SOMEWHERE IN THE LAND WITH NO HILLS, Ill. — I’m currently carpooling home from Champaign with a band of
merry beat writers, making our way northward through the flatlands of our neighbors south of us.
No. 5 Wisconsin outlasted Illinois 24–10 in front of 40,000-plus inside Memorial Stadium, a game that never felt in danger of being lost, but with “style points” in play, will probably not fare well for the Badgers when the College Football Playoff rankings come out on Halloween.
Had the Badgers won convincingly, they probably would move up further in the polls with No. 2 Penn State and No. 4 TCU losing on Saturday, but No. 6 Ohio State—along with the likes of No. 7 Clemson and the rest (hello, No. 9 Notre Dame)—should move up as well.

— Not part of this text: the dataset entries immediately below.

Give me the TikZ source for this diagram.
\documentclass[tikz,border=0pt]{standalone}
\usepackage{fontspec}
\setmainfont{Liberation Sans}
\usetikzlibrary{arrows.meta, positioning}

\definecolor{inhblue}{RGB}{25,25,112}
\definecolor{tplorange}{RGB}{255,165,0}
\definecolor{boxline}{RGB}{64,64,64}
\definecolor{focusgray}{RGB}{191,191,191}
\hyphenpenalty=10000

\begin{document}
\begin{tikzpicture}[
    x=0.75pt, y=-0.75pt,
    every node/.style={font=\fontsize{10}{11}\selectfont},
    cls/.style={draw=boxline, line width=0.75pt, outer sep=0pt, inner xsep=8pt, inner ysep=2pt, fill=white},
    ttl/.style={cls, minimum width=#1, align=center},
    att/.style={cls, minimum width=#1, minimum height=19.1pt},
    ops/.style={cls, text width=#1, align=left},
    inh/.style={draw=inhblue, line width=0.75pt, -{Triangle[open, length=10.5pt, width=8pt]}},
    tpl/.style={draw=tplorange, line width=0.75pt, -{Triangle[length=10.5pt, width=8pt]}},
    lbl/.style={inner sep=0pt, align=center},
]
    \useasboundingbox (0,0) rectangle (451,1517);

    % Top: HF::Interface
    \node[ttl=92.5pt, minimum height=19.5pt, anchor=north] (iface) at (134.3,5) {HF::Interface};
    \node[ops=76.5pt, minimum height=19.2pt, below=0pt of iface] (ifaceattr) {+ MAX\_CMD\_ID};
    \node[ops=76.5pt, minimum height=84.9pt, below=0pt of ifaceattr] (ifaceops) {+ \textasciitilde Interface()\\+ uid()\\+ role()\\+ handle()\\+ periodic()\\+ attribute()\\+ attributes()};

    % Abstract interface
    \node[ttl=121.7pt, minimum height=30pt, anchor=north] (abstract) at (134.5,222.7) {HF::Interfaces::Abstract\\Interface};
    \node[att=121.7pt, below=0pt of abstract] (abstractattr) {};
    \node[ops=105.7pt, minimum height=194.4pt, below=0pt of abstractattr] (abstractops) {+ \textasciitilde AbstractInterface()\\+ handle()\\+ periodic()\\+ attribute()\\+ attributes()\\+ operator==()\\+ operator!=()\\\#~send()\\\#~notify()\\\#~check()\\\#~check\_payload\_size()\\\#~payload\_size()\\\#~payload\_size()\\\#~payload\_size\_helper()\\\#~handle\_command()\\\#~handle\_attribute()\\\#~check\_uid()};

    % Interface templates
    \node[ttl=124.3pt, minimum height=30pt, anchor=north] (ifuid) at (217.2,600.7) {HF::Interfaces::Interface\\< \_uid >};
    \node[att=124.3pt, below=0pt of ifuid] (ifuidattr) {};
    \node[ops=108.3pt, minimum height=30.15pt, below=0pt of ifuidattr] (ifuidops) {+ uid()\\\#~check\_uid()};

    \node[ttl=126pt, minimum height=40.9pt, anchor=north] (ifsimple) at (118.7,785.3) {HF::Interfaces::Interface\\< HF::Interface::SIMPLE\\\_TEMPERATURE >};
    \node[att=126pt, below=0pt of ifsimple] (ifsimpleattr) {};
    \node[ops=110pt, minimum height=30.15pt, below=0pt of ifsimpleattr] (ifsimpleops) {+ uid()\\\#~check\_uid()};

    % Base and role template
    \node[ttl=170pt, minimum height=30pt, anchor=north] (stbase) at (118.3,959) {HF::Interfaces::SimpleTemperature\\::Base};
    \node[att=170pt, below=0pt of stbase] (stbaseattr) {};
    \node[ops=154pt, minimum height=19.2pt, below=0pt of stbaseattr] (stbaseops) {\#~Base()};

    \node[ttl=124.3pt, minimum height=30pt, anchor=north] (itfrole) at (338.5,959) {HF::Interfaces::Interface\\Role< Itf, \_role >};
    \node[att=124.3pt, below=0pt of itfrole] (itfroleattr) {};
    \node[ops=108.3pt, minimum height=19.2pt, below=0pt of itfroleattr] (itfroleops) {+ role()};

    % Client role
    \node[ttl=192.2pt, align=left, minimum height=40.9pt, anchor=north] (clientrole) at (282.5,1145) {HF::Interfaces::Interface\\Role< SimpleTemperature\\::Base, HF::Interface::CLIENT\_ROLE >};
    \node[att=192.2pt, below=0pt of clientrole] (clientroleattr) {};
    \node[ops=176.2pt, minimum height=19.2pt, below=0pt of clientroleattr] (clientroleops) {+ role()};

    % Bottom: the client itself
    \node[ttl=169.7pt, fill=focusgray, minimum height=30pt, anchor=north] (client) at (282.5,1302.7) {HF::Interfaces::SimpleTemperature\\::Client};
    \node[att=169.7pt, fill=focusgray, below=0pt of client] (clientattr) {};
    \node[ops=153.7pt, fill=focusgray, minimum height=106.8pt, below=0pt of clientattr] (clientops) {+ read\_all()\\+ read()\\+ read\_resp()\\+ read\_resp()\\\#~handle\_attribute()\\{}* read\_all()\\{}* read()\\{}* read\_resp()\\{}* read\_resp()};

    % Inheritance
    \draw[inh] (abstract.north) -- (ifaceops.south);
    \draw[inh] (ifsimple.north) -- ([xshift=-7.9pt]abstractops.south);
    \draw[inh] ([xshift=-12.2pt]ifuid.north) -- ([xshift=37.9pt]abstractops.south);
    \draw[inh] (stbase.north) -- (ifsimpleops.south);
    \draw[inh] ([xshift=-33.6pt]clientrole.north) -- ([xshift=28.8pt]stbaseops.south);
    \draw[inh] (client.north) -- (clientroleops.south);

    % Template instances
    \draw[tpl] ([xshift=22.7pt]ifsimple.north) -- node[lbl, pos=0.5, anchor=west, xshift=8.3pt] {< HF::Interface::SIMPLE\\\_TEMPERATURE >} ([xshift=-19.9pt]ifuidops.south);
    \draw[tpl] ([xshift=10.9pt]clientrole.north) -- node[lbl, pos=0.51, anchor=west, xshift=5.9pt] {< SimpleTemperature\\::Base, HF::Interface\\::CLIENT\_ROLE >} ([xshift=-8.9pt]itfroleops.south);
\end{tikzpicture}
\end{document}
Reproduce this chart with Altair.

Nonetheless, Wisconsin is 8–0 for the first time since 2004, and the polls don’t mean anything with all eyes set to the CFP committee. How will that committee look at UW, though? Probably not with the kindest of eyes in what very euphemistically can be called an underwhelming win.
Keep winning, including the Big Ten championship game, and Wisconsin has to punch its ticket to the playoff, right? The Badgers just have to take it one game at a time.
However, the offense needs to continue to find its consistency, and soon—especially with what could be a challenging game in Bloomington less than a week away and the toughest part of its schedule beginning in November.
Michael Deiter: Big guy touchdown. Piesman Trophy candidate. Need we say more?
Chris Orr: The inside linebacker led the team in tackles (seven) while notching a tackle for loss and a quarterback hurry.
Alec James: The redshirt senior defensive end is playing at a high level, recording two sacks and four tackles in the win. It was the first time the Brookfield, Wis., native recorded multiple sacks in a game. For the season, he’s tied for second on the team in sacks (four) with outside linebacker Andrew Van Ginkel.
Garrett Groshek: Stepping up for the injured Jonathan Taylor, he rushed for 51 yards on 12 carries and a touchdown. Like most walk-ons, he’s had the ability to step in and help contribute when numbers are down.
Play(s) of the Game
There’s 1a, 1b and 1c:
1a. Tyler Johnson’s strip-sack of quarterback Jeff George, Jr. : Wisconsin scored 14 points off of turnovers, with the walk-on outside linebacker’s forced fumble leading to a seven-play, 50-yard drive that culminated in Groshek’s touchdown to give UW a 14–0 lead in the second quarter. The first career sack and forced fumble for the Menasha, Wis., product switched the momentum built up after Illinois intercepted Alex Hornibrook and returned it into UW territory.
1b. Joe Ferguson’s interception: Illinois was driving down the field, and a holding penalty pushed its offense back the play immediately before the redshirt senior’s pick. The former walk-on was in perfect position to make a play on the ball when caught at the UW 6-yard line, then proceeded to return it 37 yards, setting up the drive that led to...
1c. Deiter’s touchdown: There’s nothing more I can say about this. /sheds tear
- Wisconsin is now 29–6 overall under head coach Paul Chryst.
- Wisconsin has now scored 76 points off of the 16 takeaways it has forced through eight games this season.
- Wisconsin recorded a season-high 10 passes defended (that means pass break-ups plus interceptions). Eight pass break-ups and two interceptions by the defense contributed to the defensive effort.
- With Wisconsin’s five sacks against Illinois, the team is averaging 3.4 per game. That’s a full sack more per contest than what was seen during the 2016 season.
- Alec Ingold’s one-yard #FULLBACKTOUCHDOWN was the ninth rushing touchdown of his career, the first of the 2017 season.
- Five Wisconsin outside linebackers have contributed 23.5 of the team’s 56 tackles for loss this season so far (Garret Dooley 9.5, Leon Jacobs and Van Ginkel six each, Tyler Johnson and Christian Bell with one each).
- Van Ginkel, for that matter, registered a career-high two tackles for loss.
- Wisconsin placekicker Rafael Gaglianone converted a 52-yard field goal attempt right before halftime. It was the third 50-yard-plus field goal of his career, which now places him for successfully kicking the most 50-yard field goals in UW history alongside Taylor Mehlhaff and Philip Welch.
[Update, Monday, 11:55 a.m. CT: A UW official confirmed that Garret Dooley was credited with the sack and forced fumble, rather than Chris Orr. Our game ball and notes sections have been updated.]